European stock markets closed with mixed results Friday, as edgy investors reacted to the crash of a Malaysian passenger plane in Ukraine that killed almost 300 people and an Israeli assault in Gaza.
When a volatile week of trading finally wound to a close, London's benchmark FTSE 100 had gained 0.17 percent on the day to 6,749.45 points.
In Frankfurt, the DAX 30 index was 0.35 percent lower at 9,720.02 while the Paris CAC 40 added 0.44 percent to 4,335.31.
Milan's stock index rose by 0.65 percent, but the index in Madrid gave up 0.15 percent.
A Capital Economics research note said: "The relatively muted market reaction in the financial markets so far to the latest tragic turn in the crisis in Ukraine -- as well as the escalation of the conflict in Gaza... might suggest that investor sentiment is largely immune to geopolitical risks.

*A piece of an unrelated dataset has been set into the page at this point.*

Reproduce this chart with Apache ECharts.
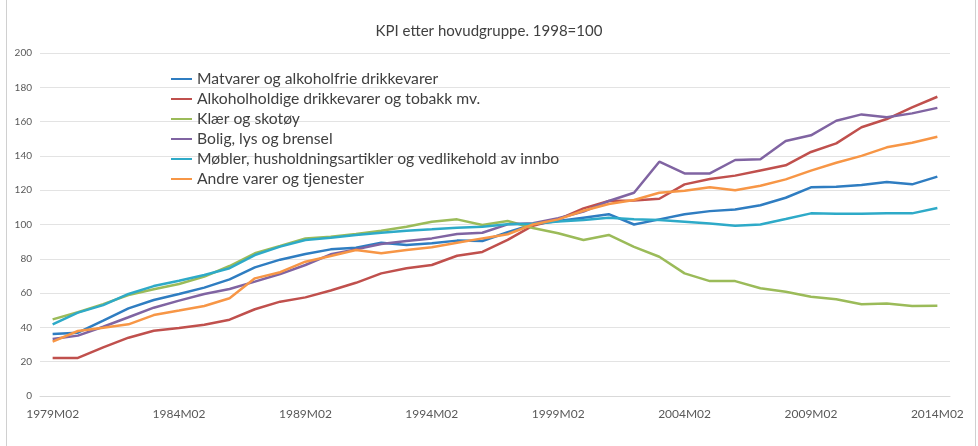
<!DOCTYPE html>
<html>
<head>
<meta charset="utf-8">
<script src="https://cdn.jsdelivr.net/npm/echarts@6/dist/echarts.min.js"></script>
<style>
html,body{margin:0;padding:0;background:#fff;}
#c{width:978px;height:446px;}
</style>
</head>
<body>
<div id="c"></div>
<script>
const categories = [];
const years = [1979,1980,1981,1982,1983,1984,1985,1986,1987,1988,1989,1990,1991,1992,1993,1994,1995,1996,1997,1998,1999,2000,2001,2002,2003,2004,2005,2006,2007,2008,2009,2010,2011,2012,2013,2014];
years.forEach(y => categories.push(y + 'M02'));

const seriesNames = [
  'Matvarer og alkoholfrie drikkevarer',
  'Alkoholholdige drikkevarer og tobakk mv.',
  'Klær og skotøy',
  'Bolig, lys og brensel',
  'Møbler, husholdningsartikler og vedlikehold av innbo',
  'Andre varer og tjenester'
];

const matvarer = [36.2,36.9,43.9,51.1,56.0,59.5,63.2,68.0,75.0,79.5,82.8,85.5,86.5,89.4,88.0,89.0,90.6,90.4,95.5,100.0,102.0,104.0,106.0,100.0,103.0,106.0,107.8,108.8,111.2,115.6,121.7,122.0,123.0,124.8,123.4,127.9];
const alkohol = [22.2,22.2,28.4,34.0,38.0,39.6,41.6,44.5,50.6,55.0,57.5,61.5,66.0,71.5,74.5,76.4,81.8,84.0,91.0,99.3,103.0,109.4,113.7,114.0,115.0,123.4,126.5,128.5,131.5,134.5,142.3,147.3,156.7,161.5,168.3,174.5];
const klaer = [44.7,48.8,53.6,58.9,62.2,65.3,69.6,75.8,83.2,87.5,91.9,92.9,94.5,96.4,98.7,101.6,103.0,99.7,102.0,98.0,94.9,91.0,93.9,87.0,81.2,71.5,67.0,67.0,62.8,60.8,57.9,56.4,53.5,54.0,52.5,52.6];
const bolig = [33.2,35.2,40.4,45.9,51.5,55.6,59.5,62.4,66.7,71.1,76.4,82.6,85.5,88.6,90.4,91.9,94.5,95.2,100.1,100.7,103.6,107.5,113.7,118.5,136.6,129.8,129.8,137.6,138.0,148.7,152.0,160.5,164.2,162.5,164.8,168.0];
const mobler = [41.8,48.6,53.0,59.5,64.1,67.2,70.6,74.5,82.2,87.1,91.0,92.3,93.9,95.2,96.4,97.2,98.1,98.7,100.1,100.5,101.7,102.6,104.0,103.0,102.6,101.6,100.6,99.3,100.0,103.2,106.5,106.3,106.2,106.5,106.5,109.6];
const andre = [31.7,37.9,39.8,41.8,47.2,49.8,52.5,57.0,68.6,72.2,78.3,81.6,85.1,83.2,85.1,86.7,89.4,91.9,94.3,100.0,103.0,108.0,112.0,114.3,118.5,119.7,121.7,120.0,122.6,126.3,131.4,136.0,140.0,145.0,147.7,151.2];

const yTicks = [0,20,40,60,80,100,120,140,160,180,200];

const colors = ['#2f7dc1','#c0504d','#9bbb59','#8064a2','#2eaac8','#f79646'];
const dataSets = [matvarer, alkohol, klaer, bolig, mobler, andre];

const chart = echarts.init(document.getElementById('c'), null, {renderer:'canvas'});
const font = 'Lato, "Open Sans", sans-serif';
chart.setOption({
  animation:false,
  backgroundColor:'#ffffff',
  color: colors,
  textStyle:{fontFamily:font},
  title:{
    text:'KPI etter hovudgruppe. 1998=100',
    left:'center', top:19,
    textStyle:{fontSize:15, fontWeight:'normal', color:'#404040', fontFamily:font}
  },
  legend:{
    orient:'vertical',
    left:166, top:64,
    itemWidth:21, itemHeight:2, itemGap:0,
    icon:'rect',
    textStyle:{fontSize:15.7, color:'#404040', fontFamily:font, lineHeight:20},
    data: seriesNames
  },
  graphic:[
    {type:'line', shape:{x1:6.5,y1:0,x2:6.5,y2:446}, style:{stroke:'#d0d0d0', lineWidth:1}},
    {type:'line', shape:{x1:975.5,y1:0,x2:975.5,y2:446}, style:{stroke:'#d0d0d0', lineWidth:1}}
  ],
  grid:{left:40, right:28, top:53, bottom:50, containLabel:false},
  xAxis:{
    type:'category',
    data: categories,
    boundaryGap:true,
    axisLine:{show:true, lineStyle:{color:'#d9d9d9'}},
    axisTick:{show:false},
    axisLabel:{interval:4, color:'#595959', fontSize:12, margin:12, fontFamily:font}
  },
  yAxis:{
    type:'value',
    min:yTicks[0], max:yTicks[yTicks.length-1], interval:20,
    axisLine:{show:false},
    axisTick:{show:false},
    axisLabel:{color:'#595959', fontSize:10, margin:8, fontFamily:font},
    splitLine:{lineStyle:{color:'#e3e3e3'}}
  },
  series: seriesNames.map((n,i)=>({
    name:n, type:'line', data:dataSets[i],
    showSymbol:false, symbol:'none',
    lineStyle:{width:2.5, color:colors[i]},
    itemStyle:{color:colors[i]}
  }))
});
</script>
</body>
</html>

"But we remain wary. The Ukraine crisis in particular could still unfold in many ways."
In midday trading in New York, US stocks benefitted from better-than-expected IBM earnings and generally good results from Google.
The Dow Jones Industrial Average was up 0.29 percent at 17,025.94.
The broad-based S&P 500 gained 0.40 percent at 1,966.01, while the tech-rich Nasdaq Composite Index climbed 0.57 percent to 4,388.43.
- IMF warning -
Meanwhile, the IMF warned that the Ukrainian economy was being badly damaged by the crisis there, and said it now expected the economy to shrink by 6.5 percent this year instead of 5.0 percent.
In Paris, the head of the International Monetary Fund, Christine Lagarde, cautioned that European asset markets might be overvalued relative to fundamental economic indicators, and also said that unduly low inflation could badly damage European growth.
In Asia, markets had fallen for the most part after the disaster in Ukraine sparked geopolitical tensions.
Hong Kong dropped 0.28 percent, Tokyo sank 1.0 percent and Seoul slid 0.07 percent, while Sydney ended 0.17 percent higher.
Airline stocks retreated, led by a slump in already under-pressure Malaysia Airlines as the company faced up to its second major disaster in four months.
Shares in Malaysia Airlines tumbled more than 11 percent on the news, a little more than four months after flight MH370 went missing with hundreds on board in a remote part of the Indian Ocean.
On Thursday, the Malaysian Airlines Boeing 777 smashed into cornfields in a separatist-held region of eastern Ukraine, killing all 298 passengers and crew.
In Paris, shares in Air France-KLM fell by 2.08 percent to 8.59 euros, while Lufthansa's stock was 1.06 percent lower at 14.45 euros in Frankfurt.
On Friday, US President Barack Obama termed the crash "an outrage of unspeakable proportions".
He added: "Evidence indicates that the plane was shot down by a surface-to-air missile that was launched from an area that is controlled by Russian-backed separatists inside of Ukraine."
While underscoring that the full picture had yet to emerge, Obama also highlighted that the pro-Russian rebels have in the past downed Ukrainian aircraft.
Many countries in Asia, Europe and the Americas have demanded an independent, unimpeded international inquiry into the crash.
In bond markets, the rate on the benchmark 10-year German Bund stood at 1.155 percent when government debt trades closed, up from 1.149 percent on Thursday.
Oil prices also gained meanwhile, and on London's Intercontinental Exchange, Brent North Sea crude for delivery in September rose to $107.66 per barrel on Friday from $106.99 for the August contract one week earlier.
On foreign exchange markets, the European single currency slipped to $1.3512, from $1.3525 late Thursday in New York.
The British pound fell to $1.7071 from $1.7100 on Thursday. The euro edged up to 79.15 pence from 79.09 pence.
In commodity deals, gold advanced to $1,307.25 per ounce from $1,302.50 on Thursday, when it had spiked by $20 at one stage following the plane crash.